Whitefield's sometimes Whitfield's Tabernacle is a former Calvinistic Methodist and Congregational (now United Reformed) church in Kingswood, a town on the eastern edge of Bristol where George Whitefield preached in the open air to coal miners. The name refers to two buildings in which the congregation met.

The congregation originally met in the New Society Room which was built in 1741 for George Whitefield and John Cennick after a separation occurred between them and John Wesley. The former Society Room building was expanded to a large size in 1802, and is a Grade I listed building. It is now roofless and derelict after an arson attack.

In 1851 a very large Gothic building, designed by Henry Masters, was constructed just west of the original tabernacle. Masters Church is Grade II listed. In 1983 this building was closed and the United Reformed Church congregation moved back into the original 18th-century building for a few years, before leaving both buildings to join together for worship with another congregation associated with the 18th-century revival, the Moravian Church, in the Moravian building on the other side of the High Street. The new unified congregation was named United Church Kingswood and continued to worship until it closed in January 2023.

In 2003 the Tabernacle featured in the first series of BBC's Restoration programme.

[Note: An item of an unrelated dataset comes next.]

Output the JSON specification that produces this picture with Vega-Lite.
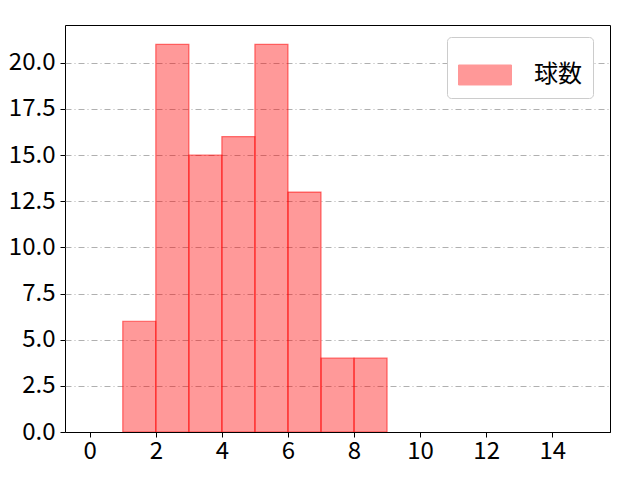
{
  "$schema": "https://vega.github.io/schema/vega-lite/v6.json",
  "width": 545,
  "height": 407,
  "autosize": "none",
  "padding": {"left": 65, "top": 25, "right": 30, "bottom": 48},
  "background": "white",
  "config": {
    "font": "Noto Sans CJK JP",
    "view": {"stroke": "black", "strokeWidth": 1}
  },
  "data": {
    "values": [
      {"bin_start": 1, "bin_end": 2, "count": 6, "series": "球数"},
      {"bin_start": 2, "bin_end": 3, "count": 21, "series": "球数"},
      {"bin_start": 3, "bin_end": 4, "count": 15, "series": "球数"},
      {"bin_start": 4, "bin_end": 5, "count": 16, "series": "球数"},
      {"bin_start": 5, "bin_end": 6, "count": 21, "series": "球数"},
      {"bin_start": 6, "bin_end": 7, "count": 13, "series": "球数"},
      {"bin_start": 7, "bin_end": 8, "count": 4, "series": "球数"},
      {"bin_start": 8, "bin_end": 9, "count": 4, "series": "球数"}
    ]
  },
  "mark": {
    "type": "rect",
    "fillOpacity": 0.4,
    "stroke": "#ff0000",
    "strokeOpacity": 0.55,
    "strokeWidth": 1.2
  },
  "encoding": {
    "x": {
      "field": "bin_start",
      "type": "quantitative",
      "scale": {"domain": [-0.75, 15.75], "nice": false, "zero": false},
      "axis": {
        "title": null,
        "values": [0, 2, 4, 6, 8, 10, 12, 14],
        "grid": false,
        "domain": true,
        "domainColor": "black",
        "zindex": 1,
        "tickColor": "black",
        "tickSize": 5,
        "labelFont": "Noto Sans CJK JP",
        "labelFontSize": 24,
        "labelColor": "black",
        "labelPadding": 2
      }
    },
    "x2": {"field": "bin_end"},
    "y": {
      "field": "count",
      "type": "quantitative",
      "scale": {"domain": [0, 22.05], "nice": false},
      "axis": {
        "title": null,
        "values": [0, 2.5, 5, 7.5, 10, 12.5, 15, 17.5, 20],
        "format": ".1f",
        "grid": true,
        "gridColor": "#b0b0b0",
        "gridDash": [6, 3, 1, 3],
        "gridWidth": 1,
        "domain": false,
        "tickColor": "black",
        "tickSize": 5,
        "labelFont": "Noto Sans CJK JP",
        "labelFontSize": 24,
        "labelColor": "black",
        "labelPadding": 5
      }
    },
    "y2": {"datum": 0},
    "color": {
      "field": "series",
      "type": "nominal",
      "scale": {"range": ["#ff0000"]},
      "legend": {
        "title": null,
        "orient": "none",
        "legendX": 382,
        "legendY": 12,
        "padding": 11,
        "fillColor": "white",
        "strokeColor": "#cccccc",
        "cornerRadius": 4,
        "symbolType": "M-1,-0.377H1V0.377H-1Z",
        "symbolSize": 2809,
        "symbolOpacity": 0.4,
        "symbolStrokeColor": "#ff0000",
        "symbolStrokeWidth": 1,
        "labelFont": "Noto Sans CJK JP",
        "labelFontSize": 24,
        "labelColor": "black",
        "labelOffset": 22
      }
    }
  }
}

As of 2007, there were plans for the redevelopment of the three listed buildings on the Tabernacle site, namely the two churches and the 18th-century Chapel House. Besides various proposed memorial facilities, the plan included flats in the Chapel House and the 19th-century building. The Masters Church is now home to the Ellis Court apartments.

The Tabernacle is owned by the Whitfield Tabernacle Trust, who acquired the building in January 2019.

After years of disuse and dereliction following a fire in 2000, restoration work began on the tabernacle in 2021 with a view to turning it into a community arts centre following a £682,000 grant from Metro Mayor Dan Norris. In an interview with BBC News in October 2025, trust leaders stated that they hoped Whitfield's can be restored by the end of 2026.